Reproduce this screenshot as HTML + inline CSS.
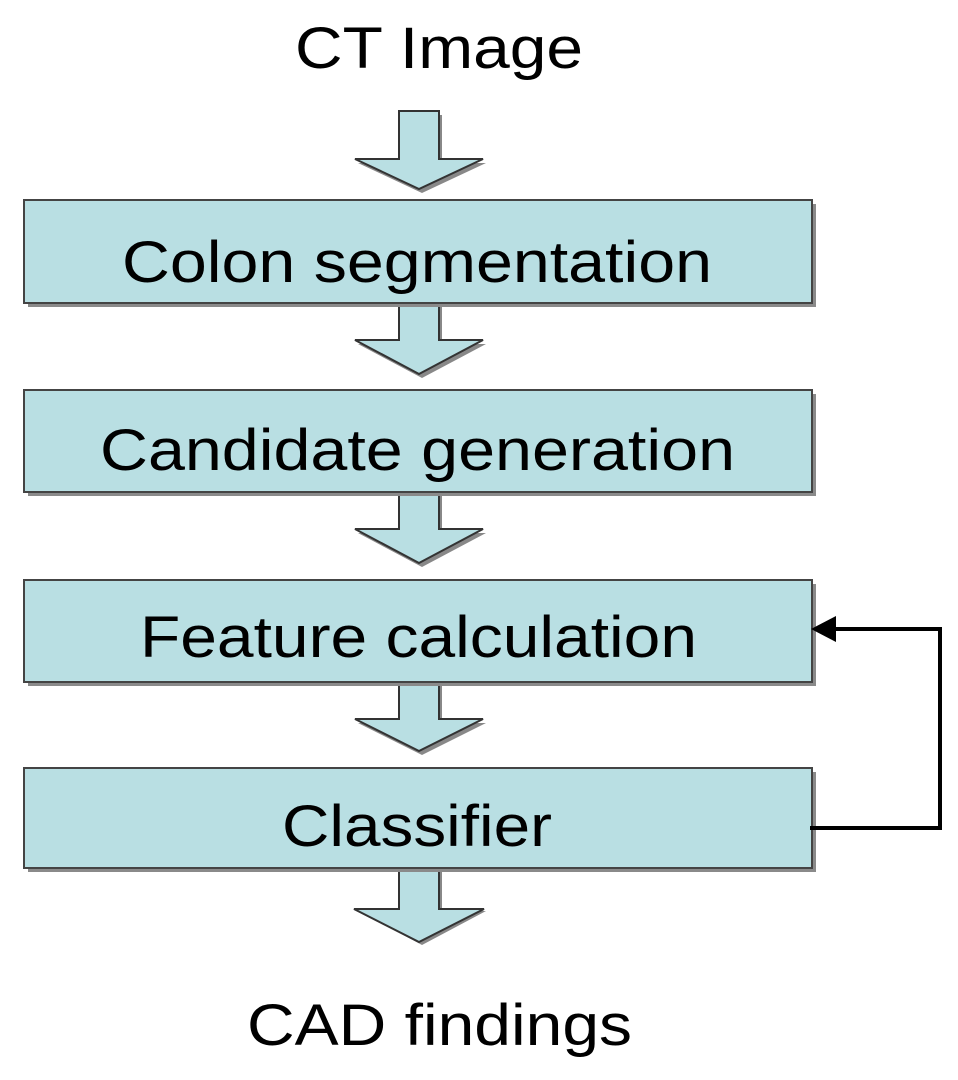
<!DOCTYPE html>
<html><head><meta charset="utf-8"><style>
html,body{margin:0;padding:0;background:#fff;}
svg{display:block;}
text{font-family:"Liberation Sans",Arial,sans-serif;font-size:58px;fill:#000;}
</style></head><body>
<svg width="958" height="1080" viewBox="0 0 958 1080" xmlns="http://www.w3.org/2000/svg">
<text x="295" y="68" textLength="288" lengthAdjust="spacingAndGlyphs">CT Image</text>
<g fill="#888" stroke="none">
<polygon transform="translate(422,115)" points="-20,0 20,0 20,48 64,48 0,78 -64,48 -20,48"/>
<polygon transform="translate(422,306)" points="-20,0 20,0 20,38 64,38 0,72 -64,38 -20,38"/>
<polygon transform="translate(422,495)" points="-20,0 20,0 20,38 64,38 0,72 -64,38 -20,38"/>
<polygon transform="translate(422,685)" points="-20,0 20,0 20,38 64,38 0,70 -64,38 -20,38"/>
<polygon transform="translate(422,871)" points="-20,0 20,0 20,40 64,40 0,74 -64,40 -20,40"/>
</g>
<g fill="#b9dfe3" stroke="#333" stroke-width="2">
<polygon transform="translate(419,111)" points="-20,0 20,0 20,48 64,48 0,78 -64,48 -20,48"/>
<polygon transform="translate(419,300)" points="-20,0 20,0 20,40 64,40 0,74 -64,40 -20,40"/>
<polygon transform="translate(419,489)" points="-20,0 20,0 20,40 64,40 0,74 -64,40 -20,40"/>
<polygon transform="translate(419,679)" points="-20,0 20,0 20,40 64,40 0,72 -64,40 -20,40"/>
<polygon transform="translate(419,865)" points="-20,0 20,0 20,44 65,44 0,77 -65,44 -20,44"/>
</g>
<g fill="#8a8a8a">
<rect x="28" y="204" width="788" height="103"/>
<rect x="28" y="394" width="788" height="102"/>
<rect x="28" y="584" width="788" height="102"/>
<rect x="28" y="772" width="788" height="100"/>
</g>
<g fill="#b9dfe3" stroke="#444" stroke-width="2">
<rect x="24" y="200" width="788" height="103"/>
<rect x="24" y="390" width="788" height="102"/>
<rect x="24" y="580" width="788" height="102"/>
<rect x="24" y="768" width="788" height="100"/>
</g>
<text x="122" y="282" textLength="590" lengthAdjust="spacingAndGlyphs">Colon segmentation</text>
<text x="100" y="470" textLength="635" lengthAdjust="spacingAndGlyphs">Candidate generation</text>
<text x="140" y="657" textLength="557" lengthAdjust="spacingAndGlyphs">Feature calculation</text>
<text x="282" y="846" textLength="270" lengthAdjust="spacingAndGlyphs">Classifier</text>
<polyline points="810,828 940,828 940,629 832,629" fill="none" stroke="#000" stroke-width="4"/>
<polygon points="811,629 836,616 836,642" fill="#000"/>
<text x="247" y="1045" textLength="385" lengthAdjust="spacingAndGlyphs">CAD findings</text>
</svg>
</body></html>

------------------------------------------------------------

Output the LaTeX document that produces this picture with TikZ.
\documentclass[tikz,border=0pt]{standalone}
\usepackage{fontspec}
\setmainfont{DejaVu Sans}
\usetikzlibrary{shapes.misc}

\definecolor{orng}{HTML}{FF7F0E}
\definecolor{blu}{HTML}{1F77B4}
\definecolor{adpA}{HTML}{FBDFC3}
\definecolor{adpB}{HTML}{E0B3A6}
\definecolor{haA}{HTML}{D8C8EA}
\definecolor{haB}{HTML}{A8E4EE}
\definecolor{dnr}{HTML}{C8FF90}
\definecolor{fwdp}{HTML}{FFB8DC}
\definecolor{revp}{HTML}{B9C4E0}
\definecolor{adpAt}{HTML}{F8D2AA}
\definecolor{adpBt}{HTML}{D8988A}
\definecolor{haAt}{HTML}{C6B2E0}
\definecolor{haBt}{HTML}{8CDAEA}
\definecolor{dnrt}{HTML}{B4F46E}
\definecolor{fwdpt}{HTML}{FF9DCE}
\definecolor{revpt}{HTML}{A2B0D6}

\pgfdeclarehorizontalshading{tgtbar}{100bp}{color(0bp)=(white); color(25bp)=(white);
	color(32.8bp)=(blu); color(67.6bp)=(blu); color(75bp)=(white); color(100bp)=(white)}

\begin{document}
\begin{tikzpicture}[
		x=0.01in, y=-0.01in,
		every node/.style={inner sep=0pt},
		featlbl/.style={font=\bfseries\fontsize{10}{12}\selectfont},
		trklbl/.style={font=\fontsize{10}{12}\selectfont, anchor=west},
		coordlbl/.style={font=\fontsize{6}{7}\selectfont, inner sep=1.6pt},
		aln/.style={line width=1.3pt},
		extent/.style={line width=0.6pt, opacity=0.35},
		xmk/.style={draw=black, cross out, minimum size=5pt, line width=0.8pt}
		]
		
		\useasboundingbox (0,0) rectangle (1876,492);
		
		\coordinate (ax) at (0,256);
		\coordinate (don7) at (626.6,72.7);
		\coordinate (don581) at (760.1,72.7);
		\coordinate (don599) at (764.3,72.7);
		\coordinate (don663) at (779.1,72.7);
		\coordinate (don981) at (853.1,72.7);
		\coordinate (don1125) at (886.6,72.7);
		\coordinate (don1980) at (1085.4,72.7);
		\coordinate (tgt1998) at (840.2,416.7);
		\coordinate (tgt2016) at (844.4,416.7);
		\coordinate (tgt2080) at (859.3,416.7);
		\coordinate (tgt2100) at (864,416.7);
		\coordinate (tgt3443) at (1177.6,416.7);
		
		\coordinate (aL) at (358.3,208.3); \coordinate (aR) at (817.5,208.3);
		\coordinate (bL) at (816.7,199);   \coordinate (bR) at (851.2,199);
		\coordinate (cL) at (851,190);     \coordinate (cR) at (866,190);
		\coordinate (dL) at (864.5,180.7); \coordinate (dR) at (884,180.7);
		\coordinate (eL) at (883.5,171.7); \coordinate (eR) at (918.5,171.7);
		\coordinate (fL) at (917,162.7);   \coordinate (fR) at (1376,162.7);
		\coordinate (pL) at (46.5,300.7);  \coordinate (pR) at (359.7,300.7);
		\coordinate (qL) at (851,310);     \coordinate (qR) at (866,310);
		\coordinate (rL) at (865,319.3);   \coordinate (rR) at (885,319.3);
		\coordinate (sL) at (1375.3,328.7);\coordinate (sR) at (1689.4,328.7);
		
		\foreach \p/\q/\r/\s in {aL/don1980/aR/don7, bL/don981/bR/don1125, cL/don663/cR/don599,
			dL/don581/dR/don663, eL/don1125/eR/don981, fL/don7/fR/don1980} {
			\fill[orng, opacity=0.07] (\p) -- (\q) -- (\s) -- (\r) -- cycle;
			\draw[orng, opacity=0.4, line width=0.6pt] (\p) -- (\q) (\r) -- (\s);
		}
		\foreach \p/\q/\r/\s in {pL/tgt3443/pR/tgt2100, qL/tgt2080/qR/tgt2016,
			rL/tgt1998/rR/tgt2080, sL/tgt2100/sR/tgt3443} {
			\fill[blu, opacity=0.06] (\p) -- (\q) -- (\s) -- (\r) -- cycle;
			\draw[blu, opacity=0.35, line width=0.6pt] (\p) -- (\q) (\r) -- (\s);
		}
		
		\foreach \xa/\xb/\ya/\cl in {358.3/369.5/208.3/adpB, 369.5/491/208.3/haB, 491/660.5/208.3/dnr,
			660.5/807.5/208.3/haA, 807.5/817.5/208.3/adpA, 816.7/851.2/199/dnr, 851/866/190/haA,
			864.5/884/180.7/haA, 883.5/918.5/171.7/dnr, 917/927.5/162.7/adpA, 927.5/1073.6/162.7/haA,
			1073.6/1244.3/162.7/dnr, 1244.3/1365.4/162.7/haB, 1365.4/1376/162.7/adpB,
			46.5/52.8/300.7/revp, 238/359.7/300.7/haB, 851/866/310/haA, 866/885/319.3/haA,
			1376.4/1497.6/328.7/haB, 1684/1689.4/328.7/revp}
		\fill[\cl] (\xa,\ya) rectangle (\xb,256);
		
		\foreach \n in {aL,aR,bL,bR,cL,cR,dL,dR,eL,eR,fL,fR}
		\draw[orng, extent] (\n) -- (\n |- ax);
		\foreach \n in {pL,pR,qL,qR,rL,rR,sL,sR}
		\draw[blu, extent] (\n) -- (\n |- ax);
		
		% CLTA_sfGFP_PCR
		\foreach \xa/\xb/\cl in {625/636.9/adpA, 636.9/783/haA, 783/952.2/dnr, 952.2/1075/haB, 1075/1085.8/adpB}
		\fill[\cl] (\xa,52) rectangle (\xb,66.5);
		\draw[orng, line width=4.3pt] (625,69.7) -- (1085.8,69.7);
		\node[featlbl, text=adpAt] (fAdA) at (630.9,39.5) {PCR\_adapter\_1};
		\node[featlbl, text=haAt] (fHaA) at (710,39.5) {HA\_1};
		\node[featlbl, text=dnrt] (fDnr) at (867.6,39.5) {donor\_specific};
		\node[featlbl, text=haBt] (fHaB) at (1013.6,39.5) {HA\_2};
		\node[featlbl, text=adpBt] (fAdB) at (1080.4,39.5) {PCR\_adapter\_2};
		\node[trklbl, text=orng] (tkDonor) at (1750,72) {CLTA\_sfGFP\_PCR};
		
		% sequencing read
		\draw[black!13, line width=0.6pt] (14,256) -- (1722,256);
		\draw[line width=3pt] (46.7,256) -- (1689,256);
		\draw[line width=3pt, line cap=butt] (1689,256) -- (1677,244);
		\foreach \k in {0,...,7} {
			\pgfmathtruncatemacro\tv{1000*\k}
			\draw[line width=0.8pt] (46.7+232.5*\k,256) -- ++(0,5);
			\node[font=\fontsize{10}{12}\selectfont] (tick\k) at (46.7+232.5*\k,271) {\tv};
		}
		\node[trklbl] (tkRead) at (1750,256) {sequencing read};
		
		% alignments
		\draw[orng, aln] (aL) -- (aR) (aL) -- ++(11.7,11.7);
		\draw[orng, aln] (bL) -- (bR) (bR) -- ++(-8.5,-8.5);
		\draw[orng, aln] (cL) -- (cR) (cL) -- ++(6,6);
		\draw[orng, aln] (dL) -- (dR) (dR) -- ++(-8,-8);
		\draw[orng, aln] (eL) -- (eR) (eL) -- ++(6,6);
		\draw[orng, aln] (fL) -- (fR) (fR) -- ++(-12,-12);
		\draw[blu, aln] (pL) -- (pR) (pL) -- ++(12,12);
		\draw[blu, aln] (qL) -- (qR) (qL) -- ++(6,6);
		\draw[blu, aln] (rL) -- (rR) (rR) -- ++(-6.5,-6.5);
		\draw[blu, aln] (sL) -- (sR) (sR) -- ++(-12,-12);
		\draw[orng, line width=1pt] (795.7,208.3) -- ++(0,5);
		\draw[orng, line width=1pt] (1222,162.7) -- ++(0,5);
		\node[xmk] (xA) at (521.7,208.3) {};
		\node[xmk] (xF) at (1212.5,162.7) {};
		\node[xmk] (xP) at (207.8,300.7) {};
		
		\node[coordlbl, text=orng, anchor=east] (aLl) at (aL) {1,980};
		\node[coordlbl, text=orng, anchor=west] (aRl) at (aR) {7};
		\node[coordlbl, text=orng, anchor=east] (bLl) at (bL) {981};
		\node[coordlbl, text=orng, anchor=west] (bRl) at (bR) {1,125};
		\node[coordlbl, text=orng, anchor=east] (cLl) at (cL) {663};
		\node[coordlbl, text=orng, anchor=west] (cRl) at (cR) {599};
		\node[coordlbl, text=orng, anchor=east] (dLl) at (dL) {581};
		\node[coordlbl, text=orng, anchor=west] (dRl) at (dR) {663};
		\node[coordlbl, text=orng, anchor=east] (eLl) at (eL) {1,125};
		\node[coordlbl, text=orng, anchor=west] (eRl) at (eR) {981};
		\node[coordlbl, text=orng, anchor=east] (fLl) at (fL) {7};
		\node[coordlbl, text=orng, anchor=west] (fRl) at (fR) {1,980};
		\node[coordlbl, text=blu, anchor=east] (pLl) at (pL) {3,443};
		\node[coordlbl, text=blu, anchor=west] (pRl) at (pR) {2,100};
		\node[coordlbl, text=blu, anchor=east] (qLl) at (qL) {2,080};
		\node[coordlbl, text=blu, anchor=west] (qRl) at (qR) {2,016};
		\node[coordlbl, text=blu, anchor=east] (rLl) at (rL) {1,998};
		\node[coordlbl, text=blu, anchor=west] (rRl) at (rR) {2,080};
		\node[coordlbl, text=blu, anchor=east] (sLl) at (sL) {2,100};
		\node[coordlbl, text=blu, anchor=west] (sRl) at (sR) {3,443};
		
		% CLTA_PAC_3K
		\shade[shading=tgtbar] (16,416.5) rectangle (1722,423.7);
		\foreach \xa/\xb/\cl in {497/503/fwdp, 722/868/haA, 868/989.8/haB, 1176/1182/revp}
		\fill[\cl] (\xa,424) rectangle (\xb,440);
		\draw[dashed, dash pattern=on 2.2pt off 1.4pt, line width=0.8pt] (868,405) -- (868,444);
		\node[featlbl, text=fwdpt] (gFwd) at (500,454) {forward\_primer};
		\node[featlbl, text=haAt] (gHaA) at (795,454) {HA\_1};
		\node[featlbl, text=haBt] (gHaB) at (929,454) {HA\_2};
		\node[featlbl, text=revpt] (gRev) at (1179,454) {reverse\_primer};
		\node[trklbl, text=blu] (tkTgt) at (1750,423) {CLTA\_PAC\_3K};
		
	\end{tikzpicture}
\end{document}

------------------------------------------------------------

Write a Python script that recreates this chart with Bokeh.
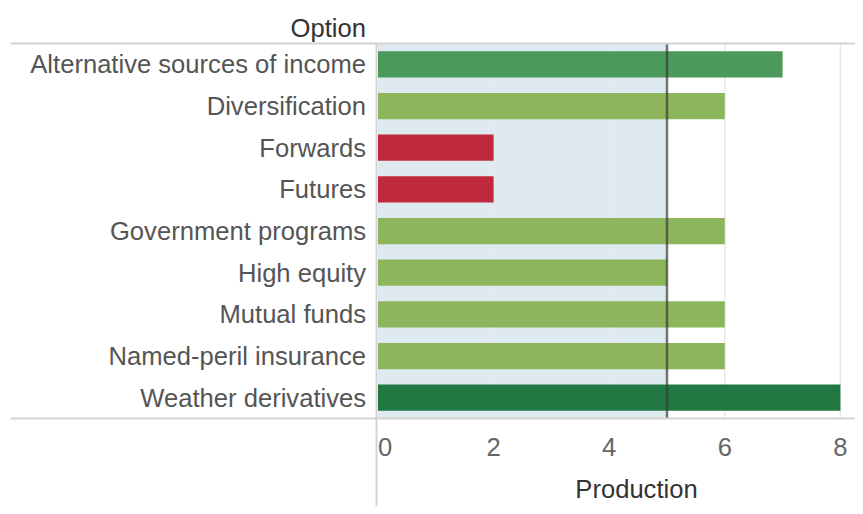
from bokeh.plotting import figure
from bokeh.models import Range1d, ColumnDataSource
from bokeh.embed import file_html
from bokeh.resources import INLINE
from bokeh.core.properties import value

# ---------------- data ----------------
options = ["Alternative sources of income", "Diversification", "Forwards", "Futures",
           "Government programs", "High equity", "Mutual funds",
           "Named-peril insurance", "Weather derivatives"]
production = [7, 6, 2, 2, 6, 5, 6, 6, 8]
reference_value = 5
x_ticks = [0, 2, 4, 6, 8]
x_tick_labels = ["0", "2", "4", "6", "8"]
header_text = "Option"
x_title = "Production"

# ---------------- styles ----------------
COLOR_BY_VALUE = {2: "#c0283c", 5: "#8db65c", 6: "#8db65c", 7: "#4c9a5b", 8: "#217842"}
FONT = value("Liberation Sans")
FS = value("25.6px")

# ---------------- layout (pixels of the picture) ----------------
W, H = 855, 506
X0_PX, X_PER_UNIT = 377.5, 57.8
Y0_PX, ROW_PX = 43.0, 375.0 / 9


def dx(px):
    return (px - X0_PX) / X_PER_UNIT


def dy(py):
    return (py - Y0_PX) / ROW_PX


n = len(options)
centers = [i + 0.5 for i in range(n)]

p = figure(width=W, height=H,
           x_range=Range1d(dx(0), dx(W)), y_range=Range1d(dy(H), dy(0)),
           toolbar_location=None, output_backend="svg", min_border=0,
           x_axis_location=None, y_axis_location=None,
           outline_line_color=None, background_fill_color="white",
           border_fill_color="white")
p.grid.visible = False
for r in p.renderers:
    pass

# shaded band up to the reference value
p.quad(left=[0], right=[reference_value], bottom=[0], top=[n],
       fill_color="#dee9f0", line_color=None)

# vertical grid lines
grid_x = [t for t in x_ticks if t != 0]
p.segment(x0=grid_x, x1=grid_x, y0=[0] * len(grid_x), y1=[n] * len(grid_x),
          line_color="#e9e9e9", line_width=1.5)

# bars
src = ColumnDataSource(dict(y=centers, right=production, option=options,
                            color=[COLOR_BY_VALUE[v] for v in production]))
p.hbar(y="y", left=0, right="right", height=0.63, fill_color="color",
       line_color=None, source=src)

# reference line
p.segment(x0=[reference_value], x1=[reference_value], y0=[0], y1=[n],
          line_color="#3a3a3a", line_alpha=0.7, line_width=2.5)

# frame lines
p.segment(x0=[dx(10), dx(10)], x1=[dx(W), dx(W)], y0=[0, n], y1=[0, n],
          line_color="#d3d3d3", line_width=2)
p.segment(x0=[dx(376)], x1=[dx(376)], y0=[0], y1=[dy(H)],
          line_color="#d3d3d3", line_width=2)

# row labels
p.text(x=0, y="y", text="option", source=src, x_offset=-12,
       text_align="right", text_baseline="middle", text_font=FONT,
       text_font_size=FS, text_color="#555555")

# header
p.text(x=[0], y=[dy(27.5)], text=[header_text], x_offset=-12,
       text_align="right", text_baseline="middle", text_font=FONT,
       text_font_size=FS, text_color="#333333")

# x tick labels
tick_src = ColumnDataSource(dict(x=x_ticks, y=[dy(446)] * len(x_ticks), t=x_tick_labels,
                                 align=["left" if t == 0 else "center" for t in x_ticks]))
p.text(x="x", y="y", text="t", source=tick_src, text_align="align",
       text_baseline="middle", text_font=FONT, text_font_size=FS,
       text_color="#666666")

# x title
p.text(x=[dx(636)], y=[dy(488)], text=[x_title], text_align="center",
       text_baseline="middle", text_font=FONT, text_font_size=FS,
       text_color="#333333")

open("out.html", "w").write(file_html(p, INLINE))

------------------------------------------------------------

- [Instructions for the task]
From the records above, copy exactly the lines starting at the one with "Write a Python" and ending at the one with "from bokeh.core.properties import value", and no others. Pictures stay out.

- [Task solution]
Write a Python script that recreates this chart with Bokeh.
from bokeh.plotting import figure
from bokeh.models import Range1d, ColumnDataSource
from bokeh.embed import file_html
from bokeh.resources import INLINE
from bokeh.core.properties import value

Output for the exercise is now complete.